# What you will do
Select from the data all lines with the word "React".

━━━━━ Collected data

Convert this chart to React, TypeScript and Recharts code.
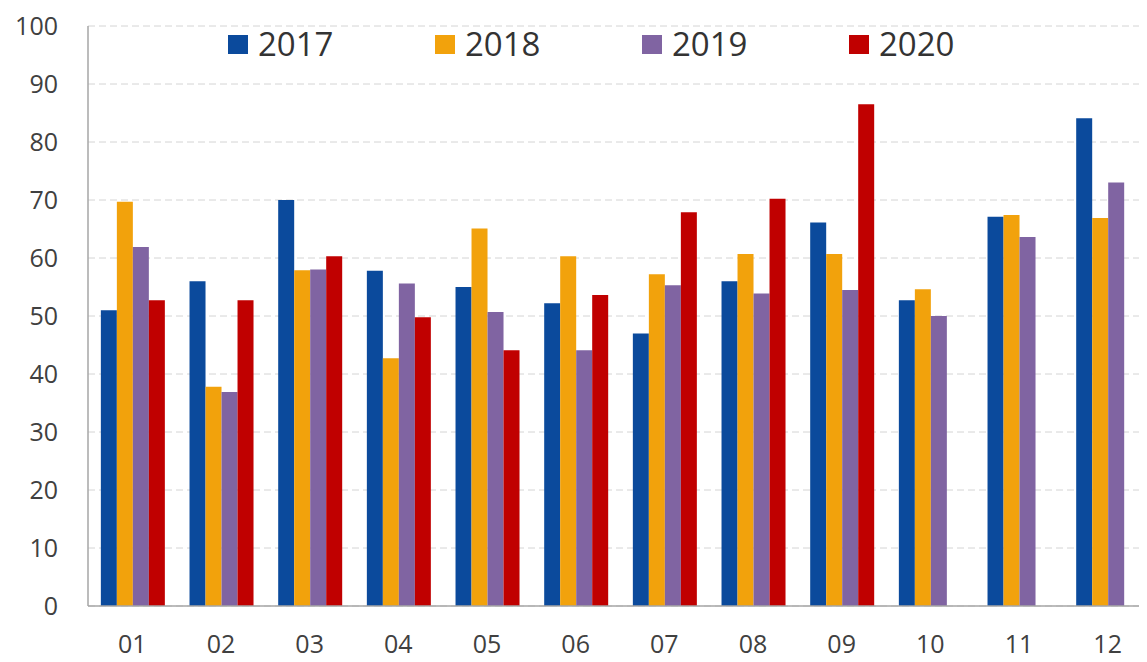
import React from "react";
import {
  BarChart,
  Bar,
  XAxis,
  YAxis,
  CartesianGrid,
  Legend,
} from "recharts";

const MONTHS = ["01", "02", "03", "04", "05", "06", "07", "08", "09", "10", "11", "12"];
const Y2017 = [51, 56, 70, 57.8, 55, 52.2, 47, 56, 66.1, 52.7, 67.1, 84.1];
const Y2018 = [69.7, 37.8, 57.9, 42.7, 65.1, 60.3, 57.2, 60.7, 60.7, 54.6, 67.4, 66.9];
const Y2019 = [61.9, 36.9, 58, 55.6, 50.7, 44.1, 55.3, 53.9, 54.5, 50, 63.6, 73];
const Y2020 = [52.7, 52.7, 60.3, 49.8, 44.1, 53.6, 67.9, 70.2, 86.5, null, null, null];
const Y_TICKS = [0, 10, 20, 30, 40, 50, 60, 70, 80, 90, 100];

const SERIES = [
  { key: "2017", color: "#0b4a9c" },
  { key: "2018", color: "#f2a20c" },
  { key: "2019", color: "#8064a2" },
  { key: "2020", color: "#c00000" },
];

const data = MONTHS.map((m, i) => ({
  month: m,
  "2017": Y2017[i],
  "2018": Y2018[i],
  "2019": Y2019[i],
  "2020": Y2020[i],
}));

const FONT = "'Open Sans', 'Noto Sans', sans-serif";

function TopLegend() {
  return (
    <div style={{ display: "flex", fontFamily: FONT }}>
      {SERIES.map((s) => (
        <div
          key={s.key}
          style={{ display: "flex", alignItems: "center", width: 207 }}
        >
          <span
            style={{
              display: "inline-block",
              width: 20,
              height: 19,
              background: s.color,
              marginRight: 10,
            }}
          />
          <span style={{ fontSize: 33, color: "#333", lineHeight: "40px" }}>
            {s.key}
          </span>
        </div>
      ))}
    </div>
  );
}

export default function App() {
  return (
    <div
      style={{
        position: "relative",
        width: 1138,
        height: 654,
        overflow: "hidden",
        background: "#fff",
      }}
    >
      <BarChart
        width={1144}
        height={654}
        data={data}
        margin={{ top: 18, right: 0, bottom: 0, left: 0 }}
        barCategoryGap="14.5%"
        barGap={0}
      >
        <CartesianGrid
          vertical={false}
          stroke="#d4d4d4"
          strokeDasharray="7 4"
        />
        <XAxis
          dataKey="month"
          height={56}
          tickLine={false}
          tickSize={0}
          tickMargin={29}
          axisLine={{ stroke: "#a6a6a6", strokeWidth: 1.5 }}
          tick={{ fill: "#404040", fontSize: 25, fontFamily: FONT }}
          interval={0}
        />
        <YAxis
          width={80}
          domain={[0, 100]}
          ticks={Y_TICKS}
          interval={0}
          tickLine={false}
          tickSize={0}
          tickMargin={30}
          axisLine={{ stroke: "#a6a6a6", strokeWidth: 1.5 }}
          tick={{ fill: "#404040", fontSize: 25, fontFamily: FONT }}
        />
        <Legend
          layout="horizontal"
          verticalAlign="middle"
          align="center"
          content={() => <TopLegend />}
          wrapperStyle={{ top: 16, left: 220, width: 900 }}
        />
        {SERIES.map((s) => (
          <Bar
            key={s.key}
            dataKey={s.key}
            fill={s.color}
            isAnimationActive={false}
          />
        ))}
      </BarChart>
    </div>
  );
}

━━━━━━━━━━

# Task output
Convert this chart to React, TypeScript and Recharts code.
import React from "react";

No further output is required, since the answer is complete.